* TASK
Stop after the line containing "const SQUISH = 0.64;": print each line exactly from the first line of the listing up to that point.

··· INFORMATION SUPPLIED

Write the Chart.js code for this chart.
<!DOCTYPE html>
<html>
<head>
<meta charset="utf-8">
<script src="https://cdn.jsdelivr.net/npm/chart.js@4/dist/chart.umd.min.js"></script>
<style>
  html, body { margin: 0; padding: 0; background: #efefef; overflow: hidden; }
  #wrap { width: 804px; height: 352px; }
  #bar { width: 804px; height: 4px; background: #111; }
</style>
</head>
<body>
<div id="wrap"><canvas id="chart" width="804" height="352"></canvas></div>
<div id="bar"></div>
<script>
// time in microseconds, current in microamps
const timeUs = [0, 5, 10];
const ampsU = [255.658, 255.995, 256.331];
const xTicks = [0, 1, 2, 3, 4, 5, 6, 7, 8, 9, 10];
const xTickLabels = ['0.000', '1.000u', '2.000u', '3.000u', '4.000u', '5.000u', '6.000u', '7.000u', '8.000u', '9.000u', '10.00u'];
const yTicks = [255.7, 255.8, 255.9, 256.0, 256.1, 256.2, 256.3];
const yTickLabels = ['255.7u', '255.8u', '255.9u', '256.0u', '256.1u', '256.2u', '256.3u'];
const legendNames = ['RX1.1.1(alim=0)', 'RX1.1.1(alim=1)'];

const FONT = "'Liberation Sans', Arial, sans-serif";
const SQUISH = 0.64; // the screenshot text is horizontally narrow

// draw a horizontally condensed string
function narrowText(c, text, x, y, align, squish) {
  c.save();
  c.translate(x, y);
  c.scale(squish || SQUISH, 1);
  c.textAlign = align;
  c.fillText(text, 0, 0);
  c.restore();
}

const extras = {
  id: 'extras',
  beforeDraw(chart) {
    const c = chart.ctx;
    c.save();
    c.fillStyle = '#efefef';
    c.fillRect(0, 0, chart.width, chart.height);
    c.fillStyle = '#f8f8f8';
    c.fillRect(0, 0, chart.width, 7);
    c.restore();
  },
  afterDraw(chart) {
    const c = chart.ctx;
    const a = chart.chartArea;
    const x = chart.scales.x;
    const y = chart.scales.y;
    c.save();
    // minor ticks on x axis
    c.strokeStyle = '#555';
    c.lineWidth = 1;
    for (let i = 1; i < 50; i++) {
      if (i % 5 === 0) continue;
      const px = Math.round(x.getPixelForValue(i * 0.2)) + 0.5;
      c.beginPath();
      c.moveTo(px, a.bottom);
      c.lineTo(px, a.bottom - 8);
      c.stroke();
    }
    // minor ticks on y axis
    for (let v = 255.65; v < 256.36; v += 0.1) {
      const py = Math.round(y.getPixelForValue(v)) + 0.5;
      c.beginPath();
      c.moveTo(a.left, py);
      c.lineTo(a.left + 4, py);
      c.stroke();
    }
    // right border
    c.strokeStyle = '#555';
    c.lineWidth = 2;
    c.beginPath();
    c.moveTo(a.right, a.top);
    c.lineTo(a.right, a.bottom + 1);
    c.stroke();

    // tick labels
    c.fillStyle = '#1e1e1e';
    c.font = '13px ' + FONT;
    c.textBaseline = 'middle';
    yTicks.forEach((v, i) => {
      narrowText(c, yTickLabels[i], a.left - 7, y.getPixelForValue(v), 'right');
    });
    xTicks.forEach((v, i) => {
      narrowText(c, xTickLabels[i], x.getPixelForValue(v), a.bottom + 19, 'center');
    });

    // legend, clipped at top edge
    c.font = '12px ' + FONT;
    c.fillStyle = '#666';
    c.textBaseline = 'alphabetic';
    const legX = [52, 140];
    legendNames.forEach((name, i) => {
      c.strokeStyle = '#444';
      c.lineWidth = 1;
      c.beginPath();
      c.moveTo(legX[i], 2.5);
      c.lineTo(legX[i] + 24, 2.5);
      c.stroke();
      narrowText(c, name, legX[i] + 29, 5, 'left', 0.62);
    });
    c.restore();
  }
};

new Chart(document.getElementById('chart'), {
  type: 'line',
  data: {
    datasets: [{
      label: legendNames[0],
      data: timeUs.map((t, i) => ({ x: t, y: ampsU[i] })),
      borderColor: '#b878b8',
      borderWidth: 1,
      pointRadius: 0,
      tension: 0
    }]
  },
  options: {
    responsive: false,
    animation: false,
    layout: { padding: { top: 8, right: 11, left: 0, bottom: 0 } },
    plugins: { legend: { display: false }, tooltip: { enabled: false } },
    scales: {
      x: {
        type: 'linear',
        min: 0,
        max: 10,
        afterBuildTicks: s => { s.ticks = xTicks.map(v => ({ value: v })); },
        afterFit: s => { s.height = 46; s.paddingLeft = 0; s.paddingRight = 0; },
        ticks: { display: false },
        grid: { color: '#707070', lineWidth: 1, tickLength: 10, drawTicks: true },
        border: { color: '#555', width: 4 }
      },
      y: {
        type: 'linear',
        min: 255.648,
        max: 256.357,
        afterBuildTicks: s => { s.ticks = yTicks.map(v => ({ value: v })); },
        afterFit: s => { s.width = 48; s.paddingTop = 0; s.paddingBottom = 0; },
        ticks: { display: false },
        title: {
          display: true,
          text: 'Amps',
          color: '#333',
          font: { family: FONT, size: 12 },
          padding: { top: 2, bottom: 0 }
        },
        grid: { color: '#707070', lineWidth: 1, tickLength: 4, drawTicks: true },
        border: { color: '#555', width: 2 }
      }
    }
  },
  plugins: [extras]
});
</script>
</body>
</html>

······

* OUTPUT
Write the Chart.js code for this chart.
<!DOCTYPE html>
<html>
<head>
<meta charset="utf-8">
<script src="https://cdn.jsdelivr.net/npm/chart.js@4/dist/chart.umd.min.js"></script>
<style>
  html, body { margin: 0; padding: 0; background: #efefef; overflow: hidden; }
  #wrap { width: 804px; height: 352px; }
  #bar { width: 804px; height: 4px; background: #111; }
</style>
</head>
<body>
<div id="wrap"><canvas id="chart" width="804" height="352"></canvas></div>
<div id="bar"></div>
<script>
// time in microseconds, current in microamps
const timeUs = [0, 5, 10];
const ampsU = [255.658, 255.995, 256.331];
const xTicks = [0, 1, 2, 3, 4, 5, 6, 7, 8, 9, 10];
const xTickLabels = ['0.000', '1.000u', '2.000u', '3.000u', '4.000u', '5.000u', '6.000u', '7.000u', '8.000u', '9.000u', '10.00u'];
const yTicks = [255.7, 255.8, 255.9, 256.0, 256.1, 256.2, 256.3];
const yTickLabels = ['255.7u', '255.8u', '255.9u', '256.0u', '256.1u', '256.2u', '256.3u'];
const legendNames = ['RX1.1.1(alim=0)', 'RX1.1.1(alim=1)'];

const FONT = "'Liberation Sans', Arial, sans-serif";
const SQUISH = 0.64; // the screenshot text is horizontally narrow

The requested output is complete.